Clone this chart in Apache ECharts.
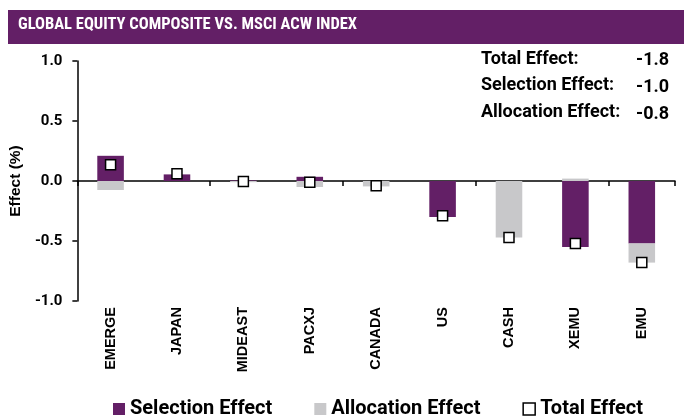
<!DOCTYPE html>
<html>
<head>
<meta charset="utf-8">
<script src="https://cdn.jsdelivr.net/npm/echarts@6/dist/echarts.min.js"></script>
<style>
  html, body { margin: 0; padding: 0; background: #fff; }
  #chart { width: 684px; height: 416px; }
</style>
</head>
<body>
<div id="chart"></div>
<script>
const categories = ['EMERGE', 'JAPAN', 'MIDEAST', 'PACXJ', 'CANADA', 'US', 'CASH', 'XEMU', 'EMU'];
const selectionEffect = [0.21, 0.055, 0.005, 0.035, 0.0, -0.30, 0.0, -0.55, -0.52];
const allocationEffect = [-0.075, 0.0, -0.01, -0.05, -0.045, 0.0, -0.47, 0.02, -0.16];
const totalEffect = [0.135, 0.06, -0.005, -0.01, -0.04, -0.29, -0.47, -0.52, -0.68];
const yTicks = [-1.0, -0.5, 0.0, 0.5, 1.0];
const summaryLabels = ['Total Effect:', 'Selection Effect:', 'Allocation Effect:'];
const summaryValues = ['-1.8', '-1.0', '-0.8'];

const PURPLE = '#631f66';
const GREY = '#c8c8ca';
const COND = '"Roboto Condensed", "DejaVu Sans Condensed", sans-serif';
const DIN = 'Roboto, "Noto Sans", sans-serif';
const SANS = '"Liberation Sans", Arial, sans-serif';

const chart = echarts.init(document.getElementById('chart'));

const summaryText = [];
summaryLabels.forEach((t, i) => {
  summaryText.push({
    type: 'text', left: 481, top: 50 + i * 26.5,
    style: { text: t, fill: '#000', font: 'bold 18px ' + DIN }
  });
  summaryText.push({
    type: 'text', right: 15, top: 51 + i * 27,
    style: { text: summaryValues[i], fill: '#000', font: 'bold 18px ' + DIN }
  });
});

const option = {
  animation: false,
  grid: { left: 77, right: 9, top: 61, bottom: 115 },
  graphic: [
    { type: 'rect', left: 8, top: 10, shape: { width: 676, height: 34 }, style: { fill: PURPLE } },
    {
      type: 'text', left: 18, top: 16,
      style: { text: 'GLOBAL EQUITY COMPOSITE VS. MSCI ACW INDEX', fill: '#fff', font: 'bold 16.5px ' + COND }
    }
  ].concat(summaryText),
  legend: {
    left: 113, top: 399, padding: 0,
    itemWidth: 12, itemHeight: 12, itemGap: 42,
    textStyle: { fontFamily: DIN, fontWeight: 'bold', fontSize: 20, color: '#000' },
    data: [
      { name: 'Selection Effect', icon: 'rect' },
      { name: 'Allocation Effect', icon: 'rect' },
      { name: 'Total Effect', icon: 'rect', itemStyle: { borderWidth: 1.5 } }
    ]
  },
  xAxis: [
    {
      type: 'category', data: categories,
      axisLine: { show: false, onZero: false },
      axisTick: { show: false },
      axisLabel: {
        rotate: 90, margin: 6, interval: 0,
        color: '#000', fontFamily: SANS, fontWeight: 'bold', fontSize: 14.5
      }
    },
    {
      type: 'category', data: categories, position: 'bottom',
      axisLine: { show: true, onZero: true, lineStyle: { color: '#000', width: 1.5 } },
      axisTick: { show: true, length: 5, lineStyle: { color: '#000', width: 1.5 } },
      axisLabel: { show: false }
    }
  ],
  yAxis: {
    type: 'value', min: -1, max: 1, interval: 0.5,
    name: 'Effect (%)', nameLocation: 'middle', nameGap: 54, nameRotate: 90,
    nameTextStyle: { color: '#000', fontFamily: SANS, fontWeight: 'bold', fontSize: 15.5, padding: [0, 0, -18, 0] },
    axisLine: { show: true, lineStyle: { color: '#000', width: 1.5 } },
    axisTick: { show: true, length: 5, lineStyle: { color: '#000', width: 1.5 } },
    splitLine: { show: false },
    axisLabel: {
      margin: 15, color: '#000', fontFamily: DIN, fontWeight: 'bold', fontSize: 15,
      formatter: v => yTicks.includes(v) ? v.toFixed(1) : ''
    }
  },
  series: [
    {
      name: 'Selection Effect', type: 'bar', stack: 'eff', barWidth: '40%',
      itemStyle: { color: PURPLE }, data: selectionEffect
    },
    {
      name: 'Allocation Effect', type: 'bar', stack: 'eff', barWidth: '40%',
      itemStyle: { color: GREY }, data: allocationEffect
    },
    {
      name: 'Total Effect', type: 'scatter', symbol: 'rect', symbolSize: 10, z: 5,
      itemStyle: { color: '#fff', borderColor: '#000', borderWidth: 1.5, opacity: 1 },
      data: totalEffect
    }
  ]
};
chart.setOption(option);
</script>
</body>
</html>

____________

*INSTRUCTIONS TO FOLLOW*
Write the material out again exactly as it appears, dropping the pictures.

*PROBLEM SOLUTION*
Clone this chart in Apache ECharts.
<!DOCTYPE html>
<html>
<head>
<meta charset="utf-8">
<script src="https://cdn.jsdelivr.net/npm/echarts@6/dist/echarts.min.js"></script>
<style>
  html, body { margin: 0; padding: 0; background: #fff; }
  #chart { width: 684px; height: 416px; }
</style>
</head>
<body>
<div id="chart"></div>
<script>
const categories = ['EMERGE', 'JAPAN', 'MIDEAST', 'PACXJ', 'CANADA', 'US', 'CASH', 'XEMU', 'EMU'];
const selectionEffect = [0.21, 0.055, 0.005, 0.035, 0.0, -0.30, 0.0, -0.55, -0.52];
const allocationEffect = [-0.075, 0.0, -0.01, -0.05, -0.045, 0.0, -0.47, 0.02, -0.16];
const totalEffect = [0.135, 0.06, -0.005, -0.01, -0.04, -0.29, -0.47, -0.52, -0.68];
const yTicks = [-1.0, -0.5, 0.0, 0.5, 1.0];
const summaryLabels = ['Total Effect:', 'Selection Effect:', 'Allocation Effect:'];
const summaryValues = ['-1.8', '-1.0', '-0.8'];

const PURPLE = '#631f66';
const GREY = '#c8c8ca';
const COND = '"Roboto Condensed", "DejaVu Sans Condensed", sans-serif';
const DIN = 'Roboto, "Noto Sans", sans-serif';
const SANS = '"Liberation Sans", Arial, sans-serif';

const chart = echarts.init(document.getElementById('chart'));

const summaryText = [];
summaryLabels.forEach((t, i) => {
  summaryText.push({
    type: 'text', left: 481, top: 50 + i * 26.5,
    style: { text: t, fill: '#000', font: 'bold 18px ' + DIN }
  });
  summaryText.push({
    type: 'text', right: 15, top: 51 + i * 27,
    style: { text: summaryValues[i], fill: '#000', font: 'bold 18px ' + DIN }
  });
});

const option = {
  animation: false,
  grid: { left: 77, right: 9, top: 61, bottom: 115 },
  graphic: [
    { type: 'rect', left: 8, top: 10, shape: { width: 676, height: 34 }, style: { fill: PURPLE } },
    {
      type: 'text', left: 18, top: 16,
      style: { text: 'GLOBAL EQUITY COMPOSITE VS. MSCI ACW INDEX', fill: '#fff', font: 'bold 16.5px ' + COND }
    }
  ].concat(summaryText),
  legend: {
    left: 113, top: 399, padding: 0,
    itemWidth: 12, itemHeight: 12, itemGap: 42,
    textStyle: { fontFamily: DIN, fontWeight: 'bold', fontSize: 20, color: '#000' },
    data: [
      { name: 'Selection Effect', icon: 'rect' },
      { name: 'Allocation Effect', icon: 'rect' },
      { name: 'Total Effect', icon: 'rect', itemStyle: { borderWidth: 1.5 } }
    ]
  },
  xAxis: [
    {
      type: 'category', data: categories,
      axisLine: { show: false, onZero: false },
      axisTick: { show: false },
      axisLabel: {
        rotate: 90, margin: 6, interval: 0,
        color: '#000', fontFamily: SANS, fontWeight: 'bold', fontSize: 14.5
      }
    },
    {
      type: 'category', data: categories, position: 'bottom',
      axisLine: { show: true, onZero: true, lineStyle: { color: '#000', width: 1.5 } },
      axisTick: { show: true, length: 5, lineStyle: { color: '#000', width: 1.5 } },
      axisLabel: { show: false }
    }
  ],
  yAxis: {
    type: 'value', min: -1, max: 1, interval: 0.5,
    name: 'Effect (%)', nameLocation: 'middle', nameGap: 54, nameRotate: 90,
    nameTextStyle: { color: '#000', fontFamily: SANS, fontWeight: 'bold', fontSize: 15.5, padding: [0, 0, -18, 0] },
    axisLine: { show: true, lineStyle: { color: '#000', width: 1.5 } },
    axisTick: { show: true, length: 5, lineStyle: { color: '#000', width: 1.5 } },
    splitLine: { show: false },
    axisLabel: {
      margin: 15, color: '#000', fontFamily: DIN, fontWeight: 'bold', fontSize: 15,
      formatter: v => yTicks.includes(v) ? v.toFixed(1) : ''
    }
  },
  series: [
    {
      name: 'Selection Effect', type: 'bar', stack: 'eff', barWidth: '40%',
      itemStyle: { color: PURPLE }, data: selectionEffect
    },
    {
      name: 'Allocation Effect', type: 'bar', stack: 'eff', barWidth: '40%',
      itemStyle: { color: GREY }, data: allocationEffect
    },
    {
      name: 'Total Effect', type: 'scatter', symbol: 'rect', symbolSize: 10, z: 5,
      itemStyle: { color: '#fff', borderColor: '#000', borderWidth: 1.5, opacity: 1 },
      data: totalEffect
    }
  ]
};
chart.setOption(option);
</script>
</body>
</html>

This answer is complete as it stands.